▶ PROBLEM TO WORK ON: Write out each line word for word. Drop pictures.

*** PROVIDED DATA

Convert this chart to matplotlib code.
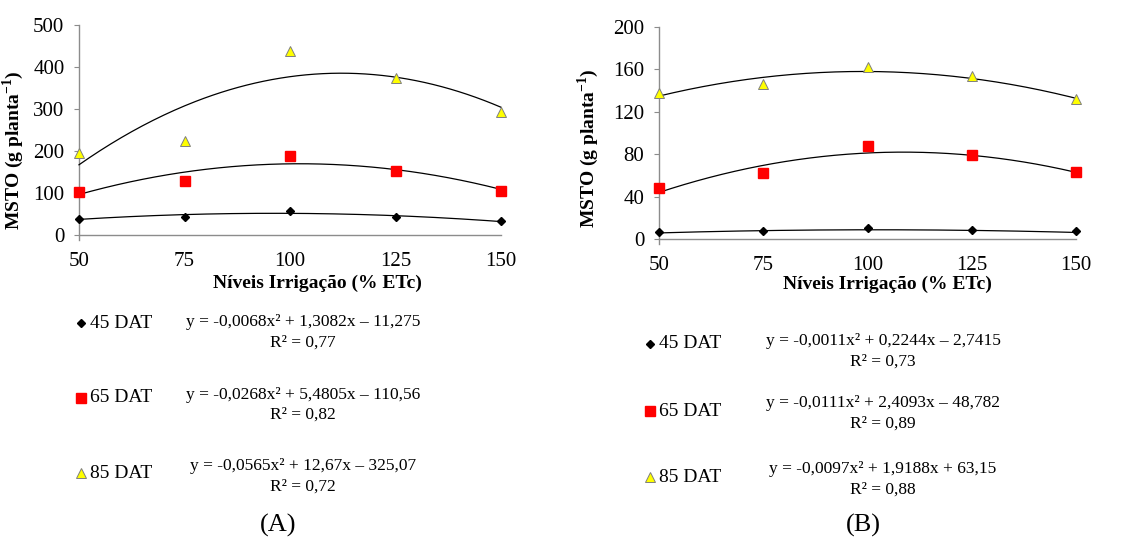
import numpy as np
import matplotlib
matplotlib.use("Agg")
import matplotlib.pyplot as plt

plt.rcParams["font.family"] = ["Liberation Serif", "DejaVu Serif"]
plt.rcParams["mathtext.fontset"] = "custom"
plt.rcParams["mathtext.rm"] = "Liberation Serif"
plt.rcParams["mathtext.bf"] = "Liberation Serif:bold"

# irrigation levels (% ETc)
levels = [50, 75, 100, 125, 150]
series = ["45 DAT", "65 DAT", "85 DAT"]

# panel A observed values
a_45 = [37, 43, 57, 43, 33]
a_65 = [103, 128, 187, 153, 105]
a_85 = [195, 224, 437, 373, 292]
# panel A trend coefficients (x², x, const) and R²
a_coef = [[-0.0068, 1.3082, -11.275], [-0.0268, 5.4805, -110.56], [-0.0565, 12.67, -325.07]]
a_eq = ["y = -0,0068x² + 1,3082x – 11,275", "y = -0,0268x² + 5,4805x – 110,56",
        "y = -0,0565x² + 12,67x – 325,07"]
a_r2 = ["R² = 0,77", "R² = 0,82", "R² = 0,72"]

# panel B observed values
b_45 = [6.3, 7.9, 10, 8.5, 7.2]
b_65 = [47.8, 62, 88, 79, 63]
b_85 = [137.4, 146, 162.5, 153.5, 132.5]
b_coef = [[-0.0011, 0.2244, -2.7415], [-0.0111, 2.4093, -48.782], [-0.0097, 1.9188, 63.15]]
b_eq = ["y = -0,0011x² + 0,2244x – 2,7415", "y = -0,0111x² + 2,4093x – 48,782",
        "y = -0,0097x² + 1,9188x + 63,15"]
b_r2 = ["R² = 0,73", "R² = 0,89", "R² = 0,88"]

styles = [
    dict(marker="D", markersize=4.2, color="black", markeredgecolor="black"),
    dict(marker="s", markersize=6.5, color="#ff0000", markeredgecolor="#ff0000"),
    dict(marker="^", markersize=7, color="#ffff00", markeredgecolor="#7f7f7f", markeredgewidth=0.7),
]


def draw_panel(ax, data, coefs, ymax, ystep):
    xs = np.linspace(50, 150, 200)
    for vals, c, st in zip(data, coefs, styles):
        ax.plot(xs, np.polyval(c, xs), color="black", lw=0.9, zorder=2, clip_on=False)
        ax.plot(levels, vals, linestyle="none", zorder=3, clip_on=False, **st)
    ax.set_xlim(50, 150)
    ax.set_ylim(0, ymax)
    ax.set_xticks(levels)
    ax.set_yticks(np.arange(0, ymax + 1, ystep))
    for s in ["top", "right"]:
        ax.spines[s].set_visible(False)
    for s in ["left", "bottom"]:
        ax.spines[s].set_color("#8c8c8c")
        ax.spines[s].set_linewidth(1.0)
        ax.spines[s].set_zorder(1)
    ax.spines["left"].set_bounds(-0.025 * ymax, ymax)
    ax.tick_params(axis="y", direction="out", length=3.5, color="#8c8c8c", labelsize=15, pad=7)
    ax.tick_params(axis="x", length=0, labelsize=15, pad=12)
    ax.set_xlabel("Níveis Irrigação (% ETc)", fontsize=14, fontweight="bold")
    ax.set_ylabel(r"MSTO (g planta$^{\mathbf{-1}}$)", fontsize=14, fontweight="bold")


fig = plt.figure(figsize=(11.41, 5.40), dpi=100)
W, H = 1141.0, 540.0
axA = fig.add_axes([79 / W, 1 - 235 / H, 422 / W, 210 / H])
axB = fig.add_axes([659 / W, 1 - 239 / H, 417 / W, 212 / H])

draw_panel(axA, [a_45, a_65, a_85], a_coef, 500, 100)
draw_panel(axB, [b_45, b_65, b_85], b_coef, 200, 40)
axA.yaxis.set_label_coords(-0.125, 0.405)
axB.yaxis.set_label_coords(-0.138, 0.43)
axA.xaxis.set_label_coords(0.566, -0.19)
axB.xaxis.set_label_coords(0.549, -0.175)


def draw_legend(mx, tx, ys, eqx, eqys, r2ys, eqs, r2s, tag, tagx):
    for st, name, y, eq, ey, r2, ry in zip(styles, series, ys, eqs, eqys, r2s, r2ys):
        fig.lines.append(plt.Line2D([mx / W], [1 - y / H], transform=fig.transFigure,
                                    linestyle="none", **st))
        fig.text(tx / W, 1 - y / H, name, fontsize=14, va="center", ha="left")
        fig.text(eqx / W, 1 - ey / H, eq, fontsize=12.5, va="center", ha="center")
        fig.text(eqx / W, 1 - ry / H, r2, fontsize=12.5, va="center", ha="center")
    fig.text(tagx / W, 1 - 525 / H, tag, fontsize=19, va="center", ha="center")


draw_legend(81, 90, [323, 398, 473], 303, [322, 395, 466], [343, 415, 487],
            a_eq, a_r2, "(A)", 278)
draw_legend(650, 659, [344, 411, 477], 883, [341, 403, 469], [362, 424, 490],
            b_eq, b_r2, "(B)", 863)

fig.savefig("out.png", dpi=100)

******

▶ RESPONSE:
Convert this chart to matplotlib code.
import numpy as np
import matplotlib
matplotlib.use("Agg")
import matplotlib.pyplot as plt

plt.rcParams["font.family"] = ["Liberation Serif", "DejaVu Serif"]
plt.rcParams["mathtext.fontset"] = "custom"
plt.rcParams["mathtext.rm"] = "Liberation Serif"
plt.rcParams["mathtext.bf"] = "Liberation Serif:bold"

# irrigation levels (% ETc)
levels = [50, 75, 100, 125, 150]
series = ["45 DAT", "65 DAT", "85 DAT"]

# panel A observed values
a_45 = [37, 43, 57, 43, 33]
a_65 = [103, 128, 187, 153, 105]
a_85 = [195, 224, 437, 373, 292]
# panel A trend coefficients (x², x, const) and R²
a_coef = [[-0.0068, 1.3082, -11.275], [-0.0268, 5.4805, -110.56], [-0.0565, 12.67, -325.07]]
a_eq = ["y = -0,0068x² + 1,3082x – 11,275", "y = -0,0268x² + 5,4805x – 110,56",
        "y = -0,0565x² + 12,67x – 325,07"]
a_r2 = ["R² = 0,77", "R² = 0,82", "R² = 0,72"]

# panel B observed values
b_45 = [6.3, 7.9, 10, 8.5, 7.2]
b_65 = [47.8, 62, 88, 79, 63]
b_85 = [137.4, 146, 162.5, 153.5, 132.5]
b_coef = [[-0.0011, 0.2244, -2.7415], [-0.0111, 2.4093, -48.782], [-0.0097, 1.9188, 63.15]]
b_eq = ["y = -0,0011x² + 0,2244x – 2,7415", "y = -0,0111x² + 2,4093x – 48,782",
        "y = -0,0097x² + 1,9188x + 63,15"]
b_r2 = ["R² = 0,73", "R² = 0,89", "R² = 0,88"]

styles = [
    dict(marker="D", markersize=4.2, color="black", markeredgecolor="black"),
    dict(marker="s", markersize=6.5, color="#ff0000", markeredgecolor="#ff0000"),
    dict(marker="^", markersize=7, color="#ffff00", markeredgecolor="#7f7f7f", markeredgewidth=0.7),
]


def draw_panel(ax, data, coefs, ymax, ystep):
    xs = np.linspace(50, 150, 200)
    for vals, c, st in zip(data, coefs, styles):
        ax.plot(xs, np.polyval(c, xs), color="black", lw=0.9, zorder=2, clip_on=False)
        ax.plot(levels, vals, linestyle="none", zorder=3, clip_on=False, **st)
    ax.set_xlim(50, 150)
    ax.set_ylim(0, ymax)
    ax.set_xticks(levels)
    ax.set_yticks(np.arange(0, ymax + 1, ystep))
    for s in ["top", "right"]:
        ax.spines[s].set_visible(False)
    for s in ["left", "bottom"]:
        ax.spines[s].set_color("#8c8c8c")
        ax.spines[s].set_linewidth(1.0)
        ax.spines[s].set_zorder(1)
    ax.spines["left"].set_bounds(-0.025 * ymax, ymax)
    ax.tick_params(axis="y", direction="out", length=3.5, color="#8c8c8c", labelsize=15, pad=7)
    ax.tick_params(axis="x", length=0, labelsize=15, pad=12)
    ax.set_xlabel("Níveis Irrigação (% ETc)", fontsize=14, fontweight="bold")
    ax.set_ylabel(r"MSTO (g planta$^{\mathbf{-1}}$)", fontsize=14, fontweight="bold")


fig = plt.figure(figsize=(11.41, 5.40), dpi=100)
W, H = 1141.0, 540.0
axA = fig.add_axes([79 / W, 1 - 235 / H, 422 / W, 210 / H])
axB = fig.add_axes([659 / W, 1 - 239 / H, 417 / W, 212 / H])

draw_panel(axA, [a_45, a_65, a_85], a_coef, 500, 100)
draw_panel(axB, [b_45, b_65, b_85], b_coef, 200, 40)
axA.yaxis.set_label_coords(-0.125, 0.405)
axB.yaxis.set_label_coords(-0.138, 0.43)
axA.xaxis.set_label_coords(0.566, -0.19)
axB.xaxis.set_label_coords(0.549, -0.175)


def draw_legend(mx, tx, ys, eqx, eqys, r2ys, eqs, r2s, tag, tagx):
    for st, name, y, eq, ey, r2, ry in zip(styles, series, ys, eqs, eqys, r2s, r2ys):
        fig.lines.append(plt.Line2D([mx / W], [1 - y / H], transform=fig.transFigure,
                                    linestyle="none", **st))
        fig.text(tx / W, 1 - y / H, name, fontsize=14, va="center", ha="left")
        fig.text(eqx / W, 1 - ey / H, eq, fontsize=12.5, va="center", ha="center")
        fig.text(eqx / W, 1 - ry / H, r2, fontsize=12.5, va="center", ha="center")
    fig.text(tagx / W, 1 - 525 / H, tag, fontsize=19, va="center", ha="center")


draw_legend(81, 90, [323, 398, 473], 303, [322, 395, 466], [343, 415, 487],
            a_eq, a_r2, "(A)", 278)
draw_legend(650, 659, [344, 411, 477], 883, [341, 403, 469], [362, 424, 490],
            b_eq, b_r2, "(B)", 863)

fig.savefig("out.png", dpi=100)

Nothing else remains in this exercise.